Sender Policy Framework

Having a Sender Policy Framework (SPF) record increases the chances people will get emails you send. Without one, your email has a greater chance of being marked as Spam. Adding an SPF may not be as simple, especially if you use multiple thirdparty services for delivering e-mail. Furthermore, it might make forwarded e-mails go to spam.

Acknowledging Security Researchers

While most security researchers do an amazing job reporting issues, there’s an unfortunately some number of bounty hunters who will dramatize issues or nag you for bounty payment or swag every other day. Many don’t understand why it takes two weeks to get paid, why you disagree on their assessment of the problem, or will think that you’re lying to them when you say a bug has been reported in the past by another security researcher. These are annoying and often discouraging exceptions.

I believe in the need of acknowledging the hard work done by the security researchers by listing their name on our security page, unless they don’t want to. I want to thank each and every one of them.

I also do believe in the need to increase transparency into your process by listing the general category of issues after they have been fixed. I want users to trust us based on real data rather than on us just saying that we care about users’ security and privacy. I think everyone understands that software has bugs, and I don’t see any good reason to hide the security ones after they have been fixed.

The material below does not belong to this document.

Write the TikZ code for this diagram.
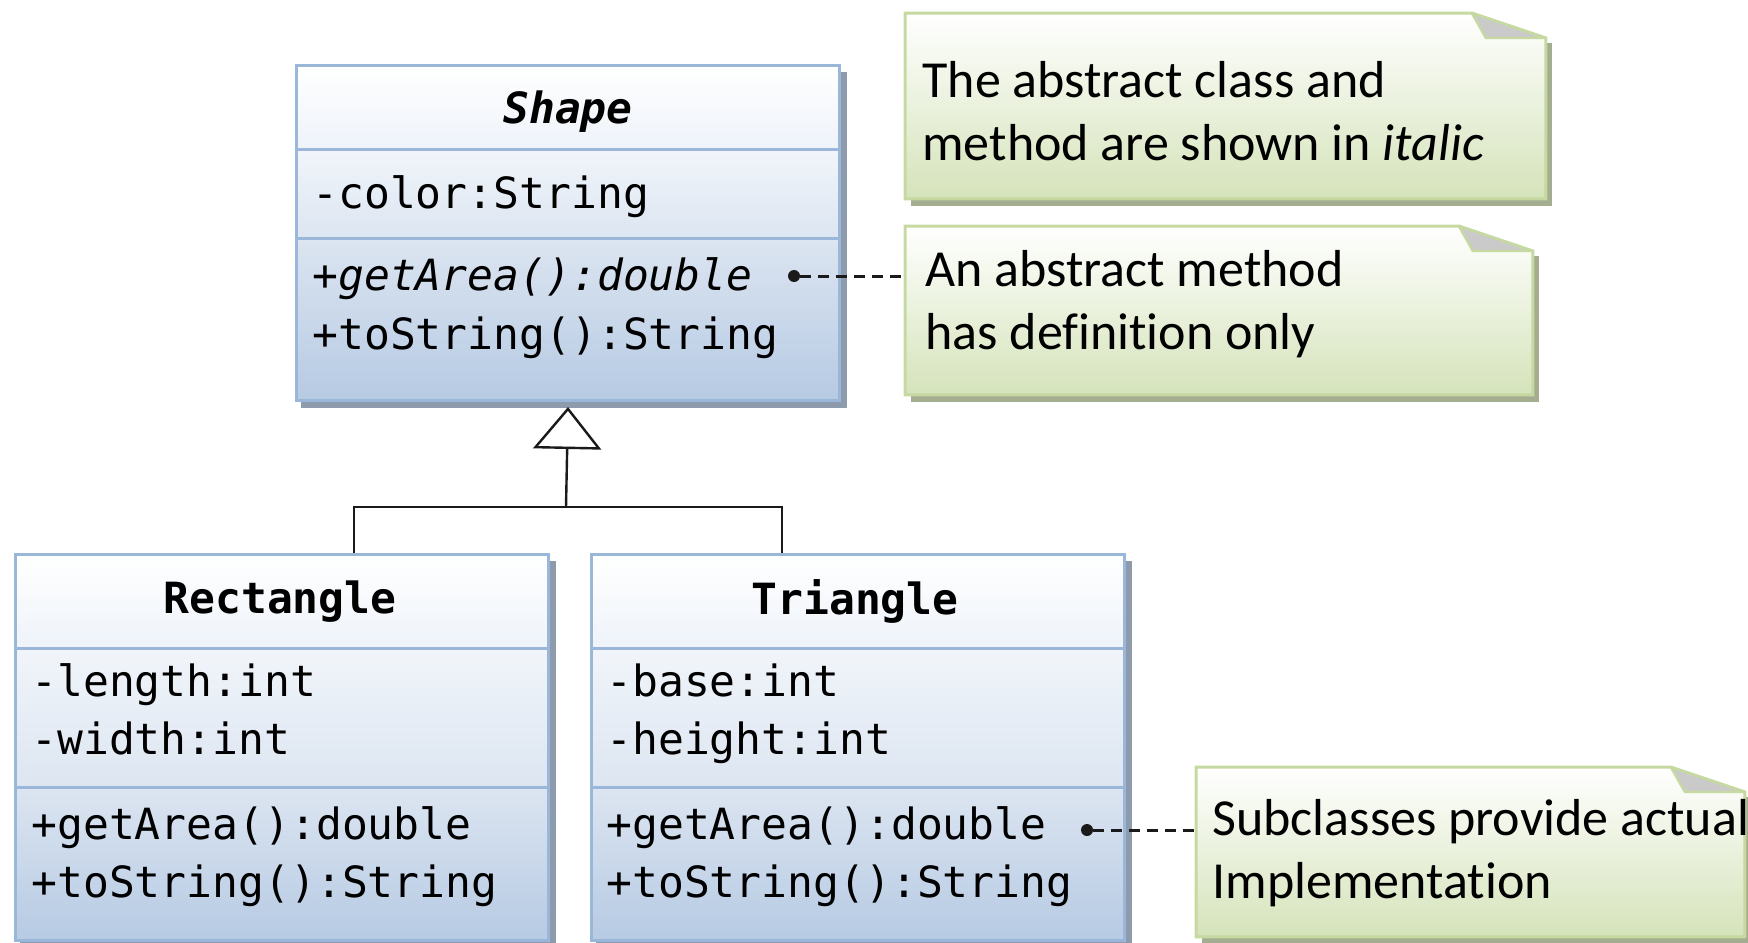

In Conclusion and a Word About Education

A security bug bounty helps our systems be more secure and our users to trust us more. But that alone is not enough. Overtime the complexity of every system increases and the development team grows. We can only succeed at earning our users’ trust if we actually spend time on security as a team. This includes teaching individual contributors how to avoid similar issues or entire classes of problems. I strongly encourage you to make a lot of extra effort to explain exploit vectors to all developers, using the issues reported by the Security Bug Bounty program as a starting point.